This week, I have received a number of tweets and emails from constituents who are worried by stories they have read which suggest I do not recognise animals as 'sentient beings'. I have sent the below response to those constituents to clarify where this story has come from and why I believe the story to be absurd. I wish to assure constituents that I, and the government, are committed to high animal welfare standards in the UK and have been actively working towards making those standards even higher.
Thank you very much for your email regarding the issue of animal sentience. I can assure you that I recognise animals as sentient beings and share the government’s commitment to high animal welfare standards.
The vote to which you refer relates to New Clause 30, an amendment tabled by Green MP, Caroline Lucas, to the EU (Withdrawal) Bill, a piece of legislation which we are currently debating as it works its way through the Houses of Parliament. Ms Lucas wished to transfer the EU Protocol on animal sentience set out in Article 13 of Title II of the Lisbon Treaty into UK law, so that animals continue to be recognised as sentient beings under domestic law.

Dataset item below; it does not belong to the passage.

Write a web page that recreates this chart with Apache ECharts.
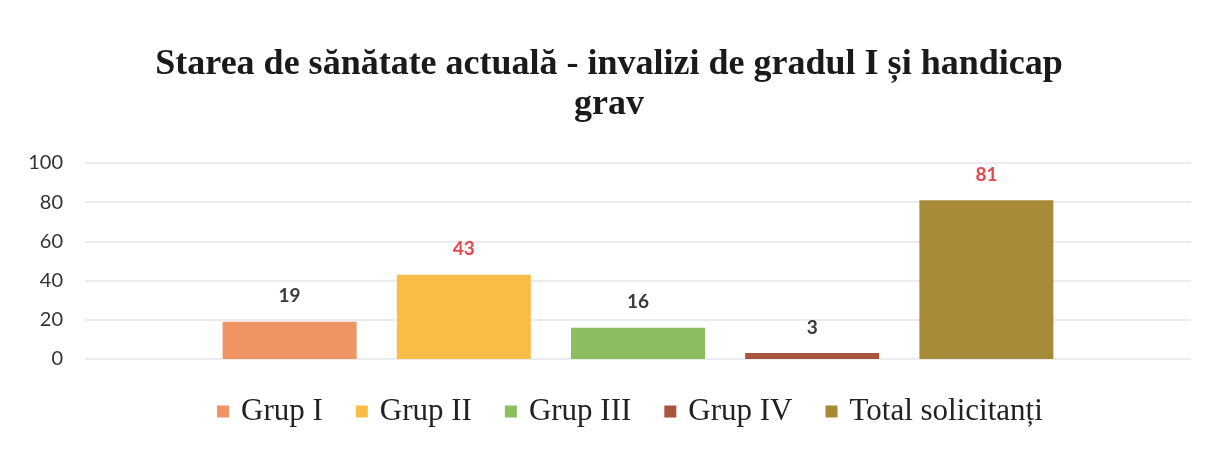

Since animals are already recognised as sentient beings in UK law, Ministers argued that the amendment was an unnecessary duplication of existing provisions. Our job as legislators is to make good law, and this duplication would have created confusion on the statute book. The Bill, in focusing on our withdrawal from the EU, was not the appropriate vehicle for matters on animal welfare, which are to come in a separate piece of legislation. We therefore voted against the amendment. This was not a signal that we want to see weakened protection for animals and it was not a vote against the idea that animals are sentient and feel pain.
The rejection of Ms Lucas’ amendment was then turned into a viral news story, aided by newspapers like the Independent and Evening Standard, which suggested that Conservative MPs have ‘rejected all scientists and voted that animals don’t feel pain’ (Independent). Frankly, this is totally absurd and deliberately misleading. Those stories were then retweeted and endorsed by celebrities like Ben Fogle.
In response, the Environment Secretary, Michael Gove, issued a statement making clear what the vote was about and Mr Fogle has since apologised and advised ‘I have now deleted the misleading threads and welcome the government’s clear line on animal welfare’. I attach Mr Gove’s letter to MPs which sets out his position. Unfortunately sensible discussion and understanding of these matters takes longer than producing a provocative, one-sentence soundbite so as a mechanism for damaging the government’s reputation, this story has been expertly executed.
I roundly reject the notion that it is the European Union which protects British animals from cruel treatment. The UK has some of the highest welfare standards in Europe, whereas practices such as bullfighting, veal farming, foie gras production, beak trimming, baby quail hunting and even goat throwing exist in other EU nations. This whole episode has been a real shame as it has detracted from the ambitious message that the Environment Secretary has been setting out on animal welfare since he took his post. Recent steps include making CCTV mandatory in all slaughterhouses, consulting on draft legislation to jail animal abusers for up to five years and introducing Europe’s most comprehensive ban on the ivory trade. He has further ambitions to make us a world leader in animal welfare, including on puppy welfare and live animal exports.
For my own part, you may be interested to know that I sit on the International Trade Committee and this week we had Compassion in World Farming and the NFU as our witnesses. We spent nearly half the session exploring how the UK might be able to strike a trade deal with the United States which maintains our own very high animal welfare standards. As I explored with the witness from Compassion in World Farming, this could include the imposition of very high tariffs on any animal product that has not been farmed in a way which matches those standards, effectively making it uneconomic to import such product.
I hope this helps reassure you that the UK takes animal welfare seriously and that compared to our European neighbours that feelings of our animals, domestic, wild and farm, are considered much higher than that written into the Lisbon Treaty.